REI’s awesome move to shutter stores for Black Friday reminded me many PR tips forget the real definition of PR (and also demonstrated an oft-overlooked publicity tactic, but more on that later).

I didn’t come up with this definition – I heard it from a PR professor back in the day, and I’m sure he heard it from someone else. The formula for effective PR is “Performance, then Recognition.”

The key element is your organization needs to DO something, then you can earn coverage/build buzz based on it. Not what you believe, hope, or “call for.” Now, because you’re subscribed here you know there are ways clever PR folk can sometimes pull rabbits out of hats and get attention even when there’s nothing new to pitch.

But consistent, significant, attitude-shifting communication is almost always predicated on ACTION.

Now, REI could have kicked off its “Opt Outside” campaign with merely a big ad buy or following basic PR tips.

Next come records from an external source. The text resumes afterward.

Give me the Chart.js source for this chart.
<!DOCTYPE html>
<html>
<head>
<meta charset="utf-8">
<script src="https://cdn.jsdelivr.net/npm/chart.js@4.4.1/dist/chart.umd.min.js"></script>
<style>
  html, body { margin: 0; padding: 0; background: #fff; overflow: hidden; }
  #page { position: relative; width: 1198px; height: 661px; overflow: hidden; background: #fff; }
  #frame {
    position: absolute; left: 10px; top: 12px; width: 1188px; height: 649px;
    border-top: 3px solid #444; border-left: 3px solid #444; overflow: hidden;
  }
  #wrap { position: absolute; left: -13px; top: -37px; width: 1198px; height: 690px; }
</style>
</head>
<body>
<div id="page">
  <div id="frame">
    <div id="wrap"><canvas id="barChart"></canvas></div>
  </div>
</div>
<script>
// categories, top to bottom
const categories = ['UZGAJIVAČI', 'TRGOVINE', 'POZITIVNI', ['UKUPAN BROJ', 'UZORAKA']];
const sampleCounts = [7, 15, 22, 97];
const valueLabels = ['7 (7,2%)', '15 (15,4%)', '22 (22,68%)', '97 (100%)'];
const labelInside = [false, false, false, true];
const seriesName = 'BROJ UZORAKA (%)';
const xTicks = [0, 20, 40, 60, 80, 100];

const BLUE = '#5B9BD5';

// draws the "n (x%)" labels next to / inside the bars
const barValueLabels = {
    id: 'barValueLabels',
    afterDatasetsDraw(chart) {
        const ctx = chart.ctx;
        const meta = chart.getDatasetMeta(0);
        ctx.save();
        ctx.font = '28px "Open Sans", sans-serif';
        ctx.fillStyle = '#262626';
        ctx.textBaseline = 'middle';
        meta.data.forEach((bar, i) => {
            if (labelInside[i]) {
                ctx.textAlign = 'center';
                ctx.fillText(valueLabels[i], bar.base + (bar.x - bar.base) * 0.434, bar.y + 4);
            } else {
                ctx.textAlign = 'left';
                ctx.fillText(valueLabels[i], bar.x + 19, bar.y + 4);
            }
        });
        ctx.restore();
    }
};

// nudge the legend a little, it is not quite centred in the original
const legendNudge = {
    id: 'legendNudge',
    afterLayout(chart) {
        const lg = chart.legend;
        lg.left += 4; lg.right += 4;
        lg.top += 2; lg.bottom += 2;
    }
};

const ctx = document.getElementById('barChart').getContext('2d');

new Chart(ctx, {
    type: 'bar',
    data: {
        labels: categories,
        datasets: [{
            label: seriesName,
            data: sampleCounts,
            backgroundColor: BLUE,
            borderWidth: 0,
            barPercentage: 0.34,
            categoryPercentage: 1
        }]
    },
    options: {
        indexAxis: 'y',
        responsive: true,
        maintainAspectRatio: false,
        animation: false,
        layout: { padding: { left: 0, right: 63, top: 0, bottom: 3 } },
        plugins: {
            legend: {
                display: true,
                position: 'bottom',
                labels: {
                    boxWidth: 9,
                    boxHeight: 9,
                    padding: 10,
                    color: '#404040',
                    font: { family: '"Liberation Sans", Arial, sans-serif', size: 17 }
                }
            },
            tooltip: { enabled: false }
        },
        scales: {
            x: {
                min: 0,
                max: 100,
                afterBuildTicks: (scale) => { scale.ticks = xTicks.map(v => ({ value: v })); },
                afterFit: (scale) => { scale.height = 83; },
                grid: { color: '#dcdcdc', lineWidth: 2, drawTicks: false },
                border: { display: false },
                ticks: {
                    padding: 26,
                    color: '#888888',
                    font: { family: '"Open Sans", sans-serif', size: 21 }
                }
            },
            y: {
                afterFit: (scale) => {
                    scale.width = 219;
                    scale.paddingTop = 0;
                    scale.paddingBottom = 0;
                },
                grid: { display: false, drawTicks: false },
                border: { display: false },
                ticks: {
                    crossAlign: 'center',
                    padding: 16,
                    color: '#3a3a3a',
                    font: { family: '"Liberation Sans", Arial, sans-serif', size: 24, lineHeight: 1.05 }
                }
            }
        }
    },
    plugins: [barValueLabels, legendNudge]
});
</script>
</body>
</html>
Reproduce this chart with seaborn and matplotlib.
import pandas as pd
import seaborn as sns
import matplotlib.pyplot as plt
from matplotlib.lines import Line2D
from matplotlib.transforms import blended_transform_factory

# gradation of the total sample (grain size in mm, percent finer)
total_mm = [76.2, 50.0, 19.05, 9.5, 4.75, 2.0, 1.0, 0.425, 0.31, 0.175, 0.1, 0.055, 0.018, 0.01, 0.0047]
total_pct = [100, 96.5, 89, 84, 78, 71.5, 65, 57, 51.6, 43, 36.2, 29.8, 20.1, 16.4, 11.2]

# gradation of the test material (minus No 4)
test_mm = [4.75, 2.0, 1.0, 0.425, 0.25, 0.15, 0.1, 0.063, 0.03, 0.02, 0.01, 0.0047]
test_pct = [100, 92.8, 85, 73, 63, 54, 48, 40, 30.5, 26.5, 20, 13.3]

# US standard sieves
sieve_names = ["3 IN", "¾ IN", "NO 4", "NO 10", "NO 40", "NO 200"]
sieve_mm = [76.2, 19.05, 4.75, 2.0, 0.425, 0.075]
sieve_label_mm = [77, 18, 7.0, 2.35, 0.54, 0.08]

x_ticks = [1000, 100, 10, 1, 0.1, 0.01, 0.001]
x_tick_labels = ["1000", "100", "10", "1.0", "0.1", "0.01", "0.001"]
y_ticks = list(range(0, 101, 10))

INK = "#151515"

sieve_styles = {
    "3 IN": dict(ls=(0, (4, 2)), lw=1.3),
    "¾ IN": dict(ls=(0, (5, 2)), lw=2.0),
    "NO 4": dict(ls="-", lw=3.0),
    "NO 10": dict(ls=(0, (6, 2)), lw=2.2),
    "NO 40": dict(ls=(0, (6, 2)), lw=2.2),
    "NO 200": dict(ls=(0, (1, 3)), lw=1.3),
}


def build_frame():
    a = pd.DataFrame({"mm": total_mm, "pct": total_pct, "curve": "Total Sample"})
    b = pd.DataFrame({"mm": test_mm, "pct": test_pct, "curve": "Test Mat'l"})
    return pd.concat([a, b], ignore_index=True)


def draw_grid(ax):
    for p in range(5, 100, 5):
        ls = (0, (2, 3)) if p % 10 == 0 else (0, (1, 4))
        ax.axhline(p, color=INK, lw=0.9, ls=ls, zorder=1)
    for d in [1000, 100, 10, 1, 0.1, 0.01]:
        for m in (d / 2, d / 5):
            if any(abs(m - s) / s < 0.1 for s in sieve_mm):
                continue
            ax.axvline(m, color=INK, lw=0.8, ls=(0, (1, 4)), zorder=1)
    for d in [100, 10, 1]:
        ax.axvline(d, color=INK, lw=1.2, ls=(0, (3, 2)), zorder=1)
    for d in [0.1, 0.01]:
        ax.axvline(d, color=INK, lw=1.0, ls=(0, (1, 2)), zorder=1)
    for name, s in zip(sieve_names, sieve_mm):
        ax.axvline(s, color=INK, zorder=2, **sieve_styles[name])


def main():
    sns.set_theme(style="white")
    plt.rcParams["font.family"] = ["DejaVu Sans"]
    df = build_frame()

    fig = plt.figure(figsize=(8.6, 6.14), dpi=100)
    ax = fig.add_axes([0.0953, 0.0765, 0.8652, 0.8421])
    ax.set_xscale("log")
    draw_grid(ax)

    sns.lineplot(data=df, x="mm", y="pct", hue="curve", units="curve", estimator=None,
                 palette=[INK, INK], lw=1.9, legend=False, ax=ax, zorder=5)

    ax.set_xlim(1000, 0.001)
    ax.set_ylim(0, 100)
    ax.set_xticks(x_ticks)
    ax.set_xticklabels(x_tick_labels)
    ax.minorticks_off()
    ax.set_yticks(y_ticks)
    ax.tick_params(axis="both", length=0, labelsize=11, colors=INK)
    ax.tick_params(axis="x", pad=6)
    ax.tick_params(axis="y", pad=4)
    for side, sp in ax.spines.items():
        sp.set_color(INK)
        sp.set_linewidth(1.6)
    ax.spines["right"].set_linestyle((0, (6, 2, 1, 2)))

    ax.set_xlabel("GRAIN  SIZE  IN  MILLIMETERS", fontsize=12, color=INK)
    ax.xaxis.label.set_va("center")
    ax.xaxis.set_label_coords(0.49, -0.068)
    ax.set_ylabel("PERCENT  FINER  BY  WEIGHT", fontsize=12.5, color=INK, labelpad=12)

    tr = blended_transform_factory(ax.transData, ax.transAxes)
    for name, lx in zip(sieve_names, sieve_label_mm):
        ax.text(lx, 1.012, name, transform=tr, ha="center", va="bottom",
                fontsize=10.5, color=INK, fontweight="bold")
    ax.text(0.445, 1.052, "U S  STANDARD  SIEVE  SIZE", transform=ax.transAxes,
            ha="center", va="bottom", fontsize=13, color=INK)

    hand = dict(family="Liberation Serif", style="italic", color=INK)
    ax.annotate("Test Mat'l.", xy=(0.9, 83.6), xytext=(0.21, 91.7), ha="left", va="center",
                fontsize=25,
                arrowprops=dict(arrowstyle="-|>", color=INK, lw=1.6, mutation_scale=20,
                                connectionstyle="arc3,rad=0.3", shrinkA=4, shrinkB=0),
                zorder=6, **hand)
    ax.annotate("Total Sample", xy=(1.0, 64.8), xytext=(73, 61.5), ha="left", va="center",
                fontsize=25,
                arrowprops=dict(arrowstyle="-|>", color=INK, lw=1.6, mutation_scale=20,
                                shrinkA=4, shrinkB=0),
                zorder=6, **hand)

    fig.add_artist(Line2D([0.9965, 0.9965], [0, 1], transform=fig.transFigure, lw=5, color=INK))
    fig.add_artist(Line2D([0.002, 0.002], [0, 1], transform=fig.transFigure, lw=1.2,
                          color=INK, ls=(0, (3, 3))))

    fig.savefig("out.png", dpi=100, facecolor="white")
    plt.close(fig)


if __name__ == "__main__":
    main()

That’s what most companies do. Or if they wanted to ramp it up a notch they could have shut the stores for a Saturday in the summer or something. But to REALLY make a statement with credibility, they closed on the biggest shopping day of the year. That’s really putting their money behind their “movement.”

Now here’s the layer to this that’s less obvious – REI is also applying an approach that I’ve been teaching the last couple years called the “backlash trend strategy.” You see all those people falling over themselves to one-up each other around a trend – spending ever more money on Super Bowl ads, or unveiling ever more lavish hotel suites, or opening earlier and earlier on Black Friday? Then you do the opposite. Instead of competing against all the other people chasing the trend, you’re the single contrarian example riding the nascent backlash.

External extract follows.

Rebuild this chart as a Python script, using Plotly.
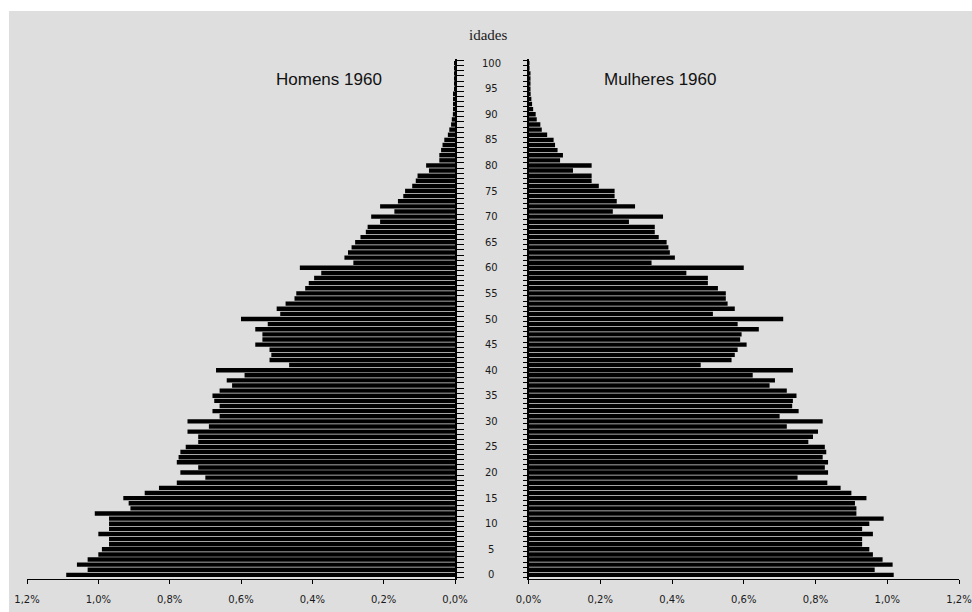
import plotly.graph_objects as go

ages = list(range(0, 101))

homens = [1.09, 1.03, 1.06, 1.03, 1.00, 0.99, 0.97, 0.97, 1.00, 0.97,
          0.97, 0.97, 1.01, 0.91, 0.915, 0.93, 0.87, 0.83, 0.78, 0.70,
          0.77, 0.72, 0.78, 0.775, 0.77, 0.755, 0.72, 0.72, 0.75, 0.69,
          0.75, 0.66, 0.68, 0.66, 0.675, 0.68, 0.66, 0.625, 0.64, 0.59,
          0.67, 0.465, 0.52, 0.515, 0.52, 0.56, 0.54, 0.54, 0.56, 0.525,
          0.60, 0.49, 0.50, 0.475, 0.45, 0.445, 0.42, 0.41, 0.395, 0.375,
          0.435, 0.285, 0.31, 0.30, 0.29, 0.28, 0.265, 0.25, 0.245, 0.21,
          0.235, 0.17, 0.21, 0.16, 0.145, 0.14, 0.12, 0.11, 0.105, 0.073,
          0.081, 0.044, 0.044, 0.039, 0.035, 0.03, 0.02, 0.016, 0.011, 0.009,
          0.006, 0.005, 0.004, 0.003, 0.003, 0.002, 0.002, 0.001, 0.001, 0.001,
          0.001]

mulheres = [1.018, 0.965, 1.015, 0.987, 0.96, 0.95, 0.93, 0.93, 0.96, 0.93,
            0.95, 0.99, 0.914, 0.914, 0.91, 0.942, 0.90, 0.87, 0.833, 0.75,
            0.835, 0.826, 0.835, 0.82, 0.83, 0.826, 0.78, 0.793, 0.807, 0.72,
            0.82, 0.70, 0.753, 0.735, 0.737, 0.747, 0.72, 0.672, 0.687, 0.625,
            0.737, 0.48, 0.566, 0.575, 0.583, 0.608, 0.59, 0.594, 0.642, 0.583,
            0.71, 0.514, 0.575, 0.555, 0.55, 0.55, 0.528, 0.50, 0.50, 0.44,
            0.60, 0.343, 0.408, 0.394, 0.39, 0.385, 0.363, 0.352, 0.352, 0.28,
            0.375, 0.235, 0.297, 0.246, 0.24, 0.24, 0.196, 0.176, 0.176, 0.124,
            0.176, 0.088, 0.096, 0.081, 0.074, 0.07, 0.052, 0.037, 0.033, 0.023,
            0.02, 0.013, 0.01, 0.008, 0.006, 0.005, 0.004, 0.003, 0.003, 0.002,
            0.002]

x_ticks = [0.0, 0.2, 0.4, 0.6, 0.8, 1.0, 1.2]
x_tick_labels = ["0,0%", "0,2%", "0,4%", "0,6%", "0,8%", "1,0%", "1,2%"]
age_labels = list(range(0, 101, 5))

title_left = "Homens 1960"
title_right = "Mulheres 1960"
axis_title = "idades"

BG = "#dedede"
INK = "#1a1a1a"
tickfont = dict(family="DejaVu Sans", size=10, color=INK)

fig = go.Figure()
fig.add_trace(go.Bar(y=ages, x=homens, orientation="h", xaxis="x", yaxis="y",
                     marker=dict(color="black", line=dict(width=0)), showlegend=False))
fig.add_trace(go.Bar(y=ages, x=mulheres, orientation="h", xaxis="x2", yaxis="y2",
                     marker=dict(color="black", line=dict(width=0)), showlegend=False))

W, H = 972, 612
ml, mr, mt, mb = 27, 13, 59, 33
pw = W - ml - mr
ph = H - mt - mb

def px(xp):
    return (xp - ml) / pw

def py(yp):
    return (H - mb - yp) / ph

xcommon = dict(tickvals=x_ticks, ticktext=x_tick_labels, showline=True,
               linecolor="black", linewidth=1, ticks="outside", ticklen=4,
               tickcolor="black", showgrid=False, zeroline=False, tickfont=tickfont,
               ticklabelstandoff=7, automargin=False, fixedrange=True)

ycommon = dict(range=[-0.8, 100.8], showline=True, linecolor="black", linewidth=1.5,
               ticks="outside", tickcolor="black", tickmode="linear", tick0=0.5, dtick=1,
               showticklabels=False, showgrid=False, zeroline=False,
               automargin=False, fixedrange=True)

fig.update_layout(
    width=W, height=H,
    margin=dict(l=ml, r=mr, t=mt, b=mb, autoexpand=False),
    paper_bgcolor="white", plot_bgcolor="rgba(0,0,0,0)",
    bargap=0.14,
    xaxis=dict(domain=[0, px(455)], range=[1.2, 0], anchor="y", **xcommon),
    xaxis2=dict(domain=[px(528.5), 1], range=[0, 1.2], anchor="y2", **xcommon),
    yaxis=dict(anchor="x", side="right", ticklen=7, **ycommon),
    yaxis2=dict(anchor="x2", side="left", ticklen=4, **ycommon),
)

shapes = [
    dict(type="rect", xref="paper", yref="paper", x0=px(9), x1=px(W),
         y0=py(H), y1=py(11), fillcolor=BG, line=dict(width=0), layer="below"),
]
fig.update_layout(shapes=shapes)

ann = []
for a in age_labels:
    ann.append(dict(x=px(491), xref="paper", y=a, yref="y", text=str(a),
                    showarrow=False, xanchor="center", yanchor="middle",
                    font=dict(family="DejaVu Sans", size=10, color=INK)))
ann.append(dict(x=px(329), xref="paper", y=py(80), yref="paper", text=title_left,
                showarrow=False, xanchor="center", yanchor="middle",
                font=dict(family="Liberation Sans", size=17, color="#111111")))
ann.append(dict(x=px(660), xref="paper", y=py(80), yref="paper", text=title_right,
                showarrow=False, xanchor="center", yanchor="middle",
                font=dict(family="Liberation Sans", size=17, color="#111111")))
ann.append(dict(x=px(488), xref="paper", y=py(35), yref="paper", text=axis_title,
                showarrow=False, xanchor="center", yanchor="middle",
                font=dict(family="Liberation Serif", size=15, color=INK)))
fig.update_layout(annotations=ann)

post = ("document.body.style.margin='0px';"
        "document.body.style.overflow='hidden';")
fig.write_html("out.html", config={"displayModeBar": False}, post_script=post)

You know how coffee shops seem to have increasingly posh names for their product? A British retailer revised its coffee menu to translate “cappuccino” to “frothy coffee” and “latte” to “really, really milky coffee,” among other twists. They got worldwide publicity.

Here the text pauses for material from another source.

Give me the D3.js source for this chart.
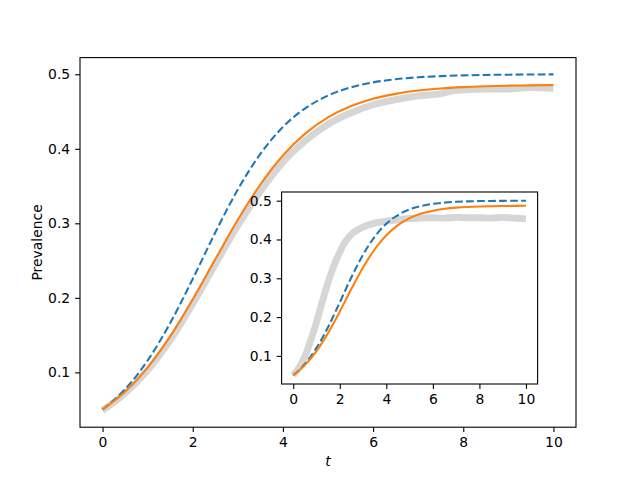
<!DOCTYPE html>
<html lang="en">
<head>
<meta charset="UTF-8">
<title>Prevalence</title>
<script src="https://d3js.org/d3.v7.min.js"></script>
<style>
    body { margin: 0; background: #fff; }
    text { font-family: "DejaVu Sans", sans-serif; font-size: 13.9px; fill: #000; }
</style>
</head>
<body>
<svg width="640" height="480"></svg>
<script>
    // model time grid
    const tModel = [0, 0.5, 1, 1.5, 2, 2.5, 3, 3.5, 4, 4.5, 5, 5.5, 6, 6.5, 7, 7.5, 8, 8.5, 9, 9.5, 10];

    // main panel
    const mainMeanField = [0.05, 0.0774, 0.116, 0.1662, 0.2254, 0.2876, 0.3453, 0.3931, 0.4292, 0.4545, 0.4714,
        0.4823, 0.4891, 0.4933, 0.4959, 0.4975, 0.4985, 0.4991, 0.4994, 0.4997, 0.4998];
    const mainPair = [0.05, 0.0739, 0.1065, 0.1483, 0.1979, 0.2517, 0.3047, 0.3521, 0.391, 0.4207, 0.4421,
        0.457, 0.4671, 0.4737, 0.4781, 0.4809, 0.4827, 0.4839, 0.4847, 0.4851, 0.4855];
    const mainSimT = [0, 0.5, 1, 1.5, 2, 2.5, 3, 3.5, 4, 4.5, 5, 5.5, 6, 6.5, 7, 7.5, 7.8, 8, 8.5, 9, 9.5, 10];
    const mainSim = [0.049, 0.072, 0.103, 0.143, 0.192, 0.245, 0.297, 0.343, 0.382, 0.411, 0.433, 0.448,
        0.459, 0.466, 0.471, 0.474, 0.478, 0.479, 0.480, 0.480, 0.482, 0.481];

    // inset panel
    const insetMeanField = [0.05, 0.0791, 0.1205, 0.1746, 0.2379, 0.3027, 0.3608, 0.4071, 0.4405, 0.463, 0.4775,
        0.4864, 0.4919, 0.4951, 0.4971, 0.4983, 0.499, 0.4994, 0.4996, 0.4998, 0.4999];
    const insetPair = [0.05, 0.0761, 0.1124, 0.1593, 0.2144, 0.2728, 0.328, 0.3748, 0.411, 0.4371, 0.4549,
        0.4667, 0.4743, 0.479, 0.4821, 0.4839, 0.4851, 0.4858, 0.4863, 0.4866, 0.4868];
    const insetSimT = [0, 0.25, 0.5, 0.75, 1, 1.25, 1.5, 1.75, 2, 2.25, 2.5, 3, 3.5, 4, 4.5, 5, 5.5, 6, 6.5,
        7, 7.5, 8, 8.5, 9, 9.5, 10];
    const insetSim = [0.05, 0.07, 0.098, 0.14, 0.187, 0.24, 0.29, 0.333, 0.368, 0.395, 0.413, 0.432, 0.442,
        0.447, 0.451, 0.454, 0.455, 0.456, 0.455, 0.457, 0.456, 0.456, 0.455, 0.457, 0.455, 0.453];

    const xTicks = [0, 2, 4, 6, 8, 10];
    const yTicks = [0.1, 0.2, 0.3, 0.4, 0.5];

    const svg = d3.select("svg");

    // matplotlib style 5% margins
    function padded(ext) {
        let d = (ext[1] - ext[0]) * 0.05;
        return [ext[0] - d, ext[1] + d];
    }

    function drawPanel(box, sim, pair, mf, showLabels) {
        let g = svg.append("g");
        let allY = sim.y.concat(pair, mf);
        let x = d3.scaleLinear().domain(padded([0, 10])).range([box.left, box.right]);
        let y = d3.scaleLinear().domain(padded(d3.extent(allY))).range([box.bottom, box.top]);

        g.append("rect")
            .attr("x", box.left).attr("y", box.top)
            .attr("width", box.right - box.left).attr("height", box.bottom - box.top)
            .attr("fill", "white");

        let line = d3.line()
            .x(d => x(d[0]))
            .y(d => y(d[1]))
            .curve(d3.curveMonotoneX);

        g.append("path")
            .attr("d", line(d3.zip(sim.t, sim.y)))
            .attr("fill", "none")
            .attr("stroke", "#d6d6d6")
            .attr("stroke-width", 6.9)
            .attr("stroke-linecap", "butt")
            .attr("stroke-linejoin", "round");

        g.append("path")
            .attr("d", line(d3.zip(tModel, mf)))
            .attr("fill", "none")
            .attr("stroke", "#1f77b4")
            .attr("stroke-width", 2.08)
            .attr("stroke-dasharray", "7.7,3.3");

        g.append("path")
            .attr("d", line(d3.zip(tModel, pair)))
            .attr("fill", "none")
            .attr("stroke", "#ff7f0e")
            .attr("stroke-width", 2.08);

        // axes
        let xAxis = d3.axisBottom(x).tickValues(xTicks).tickFormat(d3.format("d"))
            .tickSizeInner(4.9).tickSizeOuter(0).tickPadding(4.9);
        let yAxis = d3.axisLeft(y).tickValues(yTicks).tickFormat(d3.format(".1f"))
            .tickSizeInner(4.9).tickSizeOuter(0).tickPadding(4.9);

        let gx = g.append("g").attr("transform", `translate(0,${box.bottom})`).call(xAxis);
        let gy = g.append("g").attr("transform", `translate(${box.left},0)`).call(yAxis);
        [gx, gy].forEach(a => {
            a.select(".domain").remove();
            a.selectAll("line").attr("stroke", "#000").attr("stroke-width", 1.1);
            a.selectAll("text").attr("font-family", "DejaVu Sans").attr("font-size", 13.9).attr("fill", "#000");
        });
        gx.selectAll("text").attr("dy", "0.72em");

        g.append("rect")
            .attr("x", box.left).attr("y", box.top)
            .attr("width", box.right - box.left).attr("height", box.bottom - box.top)
            .attr("fill", "none")
            .attr("stroke", "#000")
            .attr("stroke-width", 1.1);

        if (showLabels) {
            g.append("text")
                .attr("x", (box.left + box.right) / 2)
                .attr("y", 466)
                .attr("text-anchor", "middle")
                .attr("font-style", "italic")
                .text("t");
            g.append("text")
                .attr("transform", `translate(41.5,${(box.top + box.bottom) / 2}) rotate(-90)`)
                .attr("text-anchor", "middle")
                .text("Prevalence");
        }
    }

    drawPanel({left: 80, right: 576, top: 57.6, bottom: 427.2},
        {t: mainSimT, y: mainSim}, mainPair, mainMeanField, true);
    drawPanel({left: 281.6, right: 537.6, top: 192, bottom: 384},
        {t: insetSimT, y: insetSim}, insetPair, insetMeanField, false);
</script>
</body>
</html>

REI isn’t the first retailer to ride the anti-Black Friday backlash. Another company made a more overt attack on it last year, which resulted in the greatest retail-story headline of all time: This company sold $180,000 worth of actual B.S. on Black Friday.

Next steps for you? Build up credibility with your executives or clients so they don’t just ask you “how to say it” or even “what to say.” You don't want to simply execute basic PR tips, do you? You want to be part of the discussion at the beginning of the conversation around “what should we do?”